Here, $\boldsymbol{\mu}_k$ is the center of the $k$-th cluster, and $z_i$ is an index of the cluster for $i$-th point $\mathbf{x}_i$.

Training data

In MLJ or MLJBase, bind an instance model to data with

mach = machine(model, X)

Here:

X is any table of input features (eg, a DataFrame) whose columns are of scitype Continuous; check column scitypes with schema(X).

Train the machine using fit!(mach, rows=...).

Hyper-parameters

k=3: The number of centroids to use in clustering.
metric::SemiMetric=Distances.SqEuclidean: The metric used to calculate the clustering.
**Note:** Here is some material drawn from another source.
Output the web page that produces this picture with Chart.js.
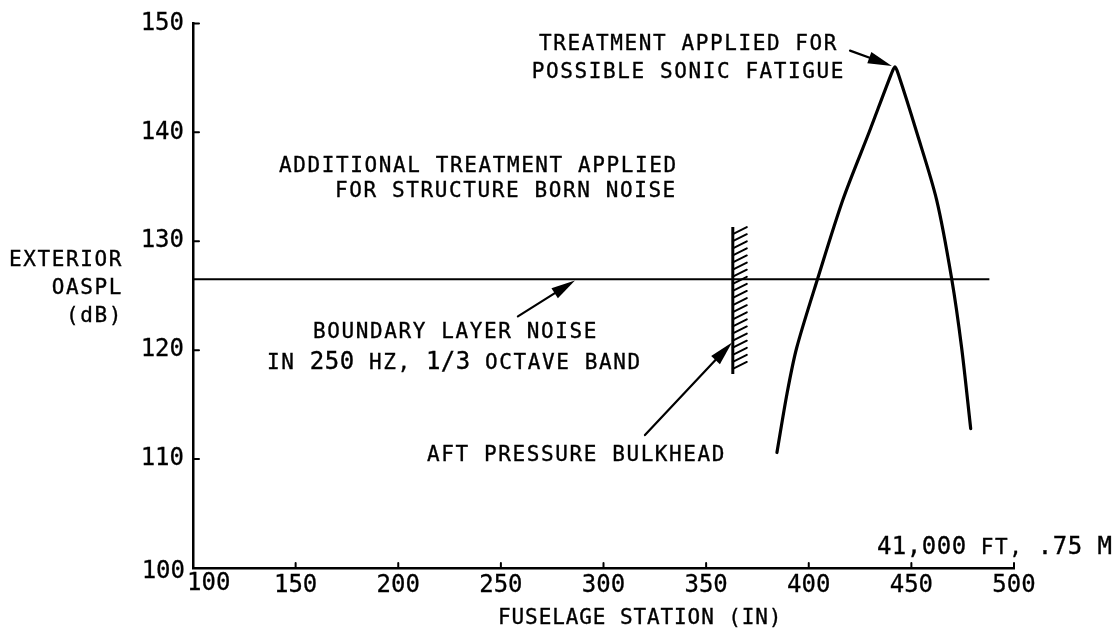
<!DOCTYPE html>
<html>
<head>
<meta charset="utf-8">
<script src="https://cdn.jsdelivr.net/npm/chart.js@4/dist/chart.umd.min.js"></script>
<style>
  html, body { margin: 0; padding: 0; background: #fff; }
  #wrap { width: 1114px; height: 631px; }
</style>
</head>
<body>
<div id="wrap"><canvas id="oaspl" width="1114" height="631"></canvas></div>
<script>
// axes: fuselage station (in) vs exterior OASPL (dB)
const xTicks = [100, 150, 200, 250, 300, 350, 400, 450, 500];
const yTicks = [100, 110, 120, 130, 140, 150];

// boundary layer noise, 250 Hz 1/3 octave band
const boundaryX = [100, 488];
const boundaryY = [126.5, 126.5];

// engine noise along the aft fuselage
const jetX = [384.5, 389.4, 394.1, 404.4, 416.8, 429.6, 440.1, 442, 443.7, 452.6, 462.3, 469.6, 474.5, 478.9];
const jetY = [110.6, 116.0, 120.2, 126.6, 133.9, 140.1, 145.3, 146, 145.3, 140.0, 133.8, 126.6, 120.2, 112.8];

// aft pressure bulkhead
const bulkheadX = [363, 363];
const bulkheadY = [117.8, 131.3];

const toPoints = (xs, ys) => xs.map((x, i) => ({ x: x, y: ys[i] }));

const SMALL = '21px "DejaVu Sans Mono", monospace';
const BIG = '24px "DejaVu Sans Mono", monospace';

// text blocks placed in data units; each part is [text, useBigFont]
const notes = [
  { x: 414.3, y: 147.6, align: 'right', parts: [['TREATMENT APPLIED FOR', false]] },
  { x: 417.7, y: 145.0, align: 'right', parts: [['POSSIBLE SONIC FATIGUE', false]] },
  { x: 141.9, y: 136.4, align: 'left', parts: [['ADDITIONAL TREATMENT APPLIED', false]] },
  { x: 169.2, y: 134.05, align: 'left', parts: [['FOR STRUCTURE BORN NOISE', false]] },
  { x: 158.5, y: 121.1, align: 'left', parts: [['BOUNDARY LAYER NOISE', false]] },
  { x: 136.1, y: 118.3, align: 'left', parts: [['IN ', false], ['250', true], [' HZ, ', false], ['1/3', true], [' OCTAVE BAND', false]] },
  { x: 214.0, y: 109.8, align: 'left', parts: [['AFT PRESSURE BULKHEAD', false]] },
  { x: 433.2, y: 101.3, align: 'left', parts: [['41,000', true], [' FT, ', false], ['.75 M', true]] }
];

// arrows: tail -> tip, in data units
const arrows = [
  { from: [420.1, 147.5], to: [440.5, 146.1] },
  { from: [258.3, 123.1], to: [286.1, 126.4] },
  { from: [320.2, 112.2], to: [362.6, 120.7] }
];

const yTitle = ['EXTERIOR', 'OASPL', '(dB)'];
const yTitleAt = [128.4, 125.8, 123.3];
const xTitle = 'FUSELAGE STATION (IN)';
const xTitleStart = 248.6;

function drawParts(ctx, parts, x, y, align, gap) {
  const spacing = big => (big ? '0.5px' : (gap || '1.6px'));
  let total = 0;
  const widths = parts.map(([t, big]) => {
    ctx.font = big ? BIG : SMALL;
    ctx.letterSpacing = spacing(big);
    const w = ctx.measureText(t).width;
    total += w;
    return w;
  });
  let cx = align === 'right' ? x - total : align === 'center' ? x - total / 2 : x;
  ctx.textAlign = 'left';
  ctx.textBaseline = 'alphabetic';
  ctx.lineWidth = 0.35;
  parts.forEach(([t, big], i) => {
    ctx.font = big ? BIG : SMALL;
    ctx.letterSpacing = spacing(big);
    ctx.fillText(t, cx, y);
    ctx.strokeText(t, cx, y);
    cx += widths[i];
  });
  ctx.letterSpacing = '0px';
}

function drawArrow(ctx, x0, y0, x1, y1) {
  const a = Math.atan2(y1 - y0, x1 - x0);
  const len = 24, half = 6;
  ctx.beginPath();
  ctx.moveTo(x0, y0);
  ctx.lineTo(x1 - Math.cos(a) * (len - 4), y1 - Math.sin(a) * (len - 4));
  ctx.stroke();
  ctx.beginPath();
  ctx.moveTo(x1, y1);
  ctx.lineTo(x1 - Math.cos(a) * len - Math.sin(a) * half, y1 - Math.sin(a) * len + Math.cos(a) * half);
  ctx.lineTo(x1 - Math.cos(a) * len + Math.sin(a) * half, y1 - Math.sin(a) * len - Math.cos(a) * half);
  ctx.closePath();
  ctx.fill();
}

const tickFont = { family: '"DejaVu Sans Mono", monospace', size: 24 };
const hideFirst = v => (v === 100 ? '' : v);

const extras = {
  id: 'extras',
  afterDraw(chart) {
    const ctx = chart.ctx;
    const xs = chart.scales.x, ys = chart.scales.y;
    const area = chart.chartArea;
    ctx.save();
    ctx.strokeStyle = '#000';
    ctx.fillStyle = '#000';
    ctx.lineCap = 'round';

    // inward tick marks
    ctx.lineWidth = 2;
    ctx.beginPath();
    xTicks.forEach(v => {
      const px = xs.getPixelForValue(v);
      ctx.moveTo(px, area.bottom);
      ctx.lineTo(px, area.bottom - 5);
    });
    yTicks.forEach(v => {
      const py = ys.getPixelForValue(v);
      ctx.moveTo(area.left, py);
      ctx.lineTo(area.left + 6, py);
    });
    ctx.stroke();

    // shared corner labels, nudged apart
    ctx.font = tickFont.size + 'px ' + tickFont.family;
    ctx.lineWidth = 0.3;
    ctx.textBaseline = 'middle';
    ctx.textAlign = 'right';
    ctx.fillText(String(yTicks[0]), area.left - 8, area.bottom + 4);
    ctx.strokeText(String(yTicks[0]), area.left - 8, area.bottom + 4);
    ctx.textAlign = 'left';
    ctx.fillText(String(xTicks[0]), area.left - 6, area.bottom + 16);
    ctx.strokeText(String(xTicks[0]), area.left - 6, area.bottom + 16);

    // bulkhead hatching
    const bx = xs.getPixelForValue(bulkheadX[0]);
    const bTop = ys.getPixelForValue(bulkheadY[1]);
    const bBot = ys.getPixelForValue(bulkheadY[0]);
    ctx.lineWidth = 2;
    ctx.beginPath();
    for (let py = bTop + 7; py <= bBot + 0.5; py += 7.1) {
      ctx.moveTo(bx, py);
      ctx.lineTo(bx + 14, py - 7);
    }
    ctx.stroke();

    // arrows
    ctx.lineWidth = 2.2;
    arrows.forEach(a => {
      drawArrow(ctx,
        xs.getPixelForValue(a.from[0]), ys.getPixelForValue(a.from[1]),
        xs.getPixelForValue(a.to[0]), ys.getPixelForValue(a.to[1]));
    });

    // notes
    notes.forEach(n => {
      drawParts(ctx, n.parts, xs.getPixelForValue(n.x), ys.getPixelForValue(n.y), n.align);
    });

    // axis titles
    yTitle.forEach((t, i) => {
      drawParts(ctx, [[t, false]], area.left - 70, ys.getPixelForValue(yTitleAt[i]) + 7.5, 'right');
    });
    drawParts(ctx, [[xTitle, false]], xs.getPixelForValue(xTitleStart), area.bottom + 56, 'left', '0.9px');

    ctx.restore();
  }
};

new Chart(document.getElementById('oaspl'), {
  type: 'scatter',
  data: {
    datasets: [
      {
        data: toPoints(boundaryX, boundaryY),
        showLine: true,
        borderColor: '#000',
        borderWidth: 2,
        pointRadius: 0
      },
      {
        data: toPoints(jetX, jetY),
        showLine: true,
        borderColor: '#000',
        borderWidth: 3.2,
        pointRadius: 0,
        tension: 0.3,
        borderCapStyle: 'round',
        borderJoinStyle: 'round'
      },
      {
        data: toPoints(bulkheadX, bulkheadY),
        showLine: true,
        borderColor: '#000',
        borderWidth: 3,
        pointRadius: 0
      }
    ]
  },
  options: {
    responsive: false,
    animation: false,
    events: [],
    layout: { padding: { top: 21, right: 100, bottom: 0, left: 0 } },
    plugins: {
      legend: { display: false },
      tooltip: { enabled: false }
    },
    scales: {
      x: {
        type: 'linear',
        min: 100,
        max: 500,
        afterFit: s => { s.height = 63; },
        afterBuildTicks: s => { s.ticks = xTicks.map(v => ({ value: v })); },
        grid: { display: false, drawTicks: false },
        border: { display: true, color: '#000', width: 2.5 },
        ticks: {
          color: '#000',
          padding: 3,
          maxRotation: 0,
          textStrokeColor: '#000',
          textStrokeWidth: 0.3,
          font: tickFont,
          callback: hideFirst
        }
      },
      y: {
        type: 'linear',
        min: 100,
        max: 150,
        afterFit: s => { s.width = 193; },
        afterBuildTicks: s => { s.ticks = yTicks.map(v => ({ value: v })); },
        grid: { display: false, drawTicks: false },
        border: { display: true, color: '#000', width: 2.5 },
        ticks: {
          color: '#000',
          padding: 9,
          textStrokeColor: '#000',
          textStrokeWidth: 0.3,
          font: tickFont,
          callback: hideFirst
        }
      }
    }
  },
  plugins: [extras]
});
</script>
</body>
</html>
Must have type PreMetric from Distances.jl.
init = :kmpp: One of the following options to indicate how cluster seeds should be initialized:
- :kmpp: KMeans++
- :kmenc: K-medoids initialization based on centrality
- :rand: random
- an instance of Clustering.SeedingAlgorithm from Clustering.jl
- an integer vector of length k that provides the indices of points to use as initial cluster centers.
See documentation of Clustering.jl.

Operations

predict(mach, Xnew): return cluster label assignments, given new features Xnew having the same Scitype as X above.
transform(mach, Xnew): instead return the mean pairwise distances from new samples to the cluster centers.

Fitted parameters

The fields of fitted_params(mach) are:

centers: The coordinates of the cluster centers.

Report

The fields of report(mach) are:

assignments: The cluster assignments of each point in the training data.
cluster_labels: The labels assigned to each cluster.

Examples

using MLJ
KMeans = @load KMeans pkg=Clustering

table = load_iris()
y, X = unpack(table, ==(:target), rng=123)
model = KMeans(k=3)
mach = machine(model, X) |> fit!

yhat = predict(mach, X)
@assert yhat == report(mach).assignments

compare = zip(yhat, y) |> collect;
compare[1:8] ## clusters align with classes

center_dists = transform(mach, fitted_params(mach).centers')

@assert center_dists[1][1] == 0.0
@assert center_dists[2][2] == 0.0
@assert center_dists[3][3] == 0.0